SEOUL, Oct. 29 (Korea Bizwire) — The Ministry of Science and ICT on Friday said it will come up with measures restricting the concurrent update of routers to prevent recurrence of a network outage that crippled the country earlier this week.
On Monday, wired and wireless network services provided by KT Corp., a major South Korean telecom operator, were disrupted for over an hour from 11:16 a.m.

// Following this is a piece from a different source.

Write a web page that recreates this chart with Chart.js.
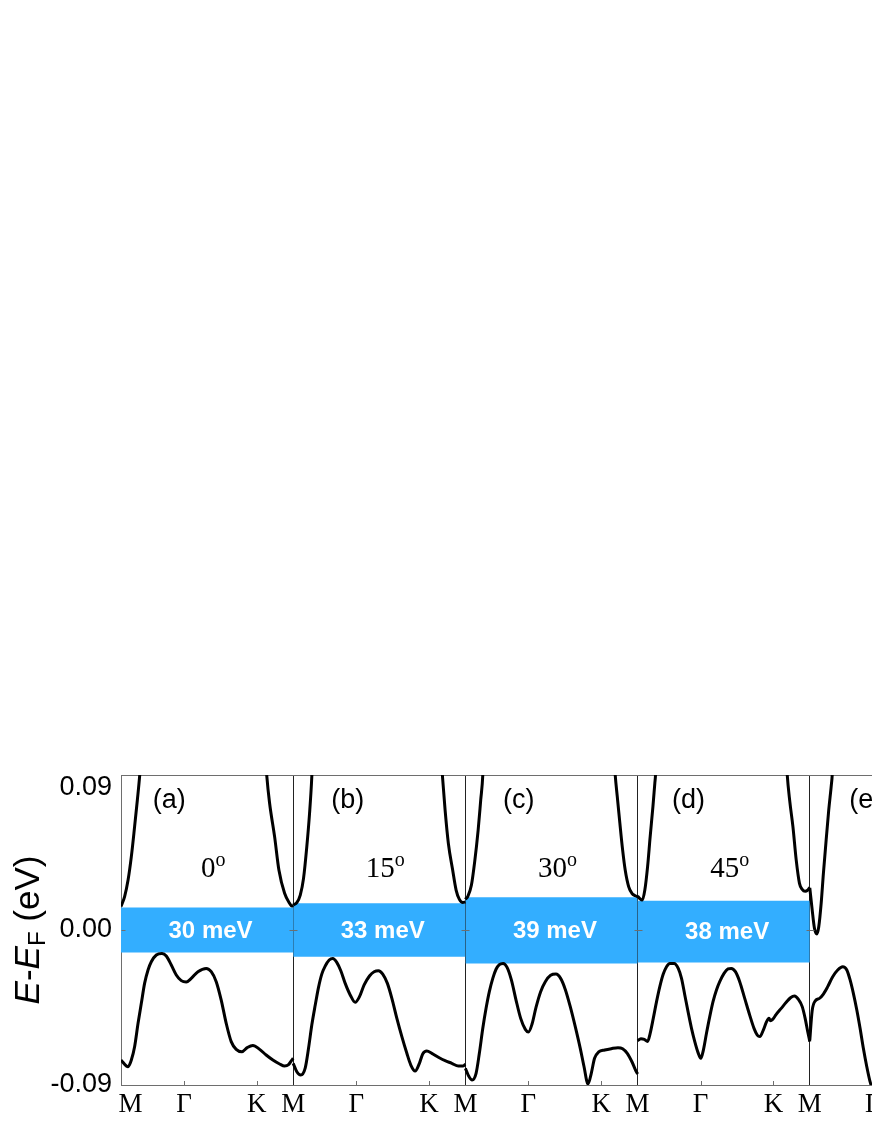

KT users across the country had difficulty gaining access to the internet, payment and phone call services.
KT initially suspected a cyberattack, but later said a routing error that occurred in the process of upgrading equipment was to blame for the network disruptions.
On Friday, Cho Kyeong-sik, second vice science minister, said in a press briefing that the outage was caused by a KT employee’s mistake in typing the setting command while updating the router.
Cho said that the employee forgot to insert the command “exit” as he was finishing updating the router.
The ministry said it is reviewing ways to restrict telecom operators from carrying out concurrent updates of network pathways prevent excessive traffic surge in the server.
It will also introduce a “simulation system” in which companies can locate errors before updating the router.
The ministry on Friday confirmed there were no distributed denial-of-service (DDoS) attacks on KT networks.
A DDoS attack refers to a situation in which a multitude of infected computers are directed to try to communicate with a single other computer, overwhelming its connection bandwidth and crowding out legitimate users from access to the site.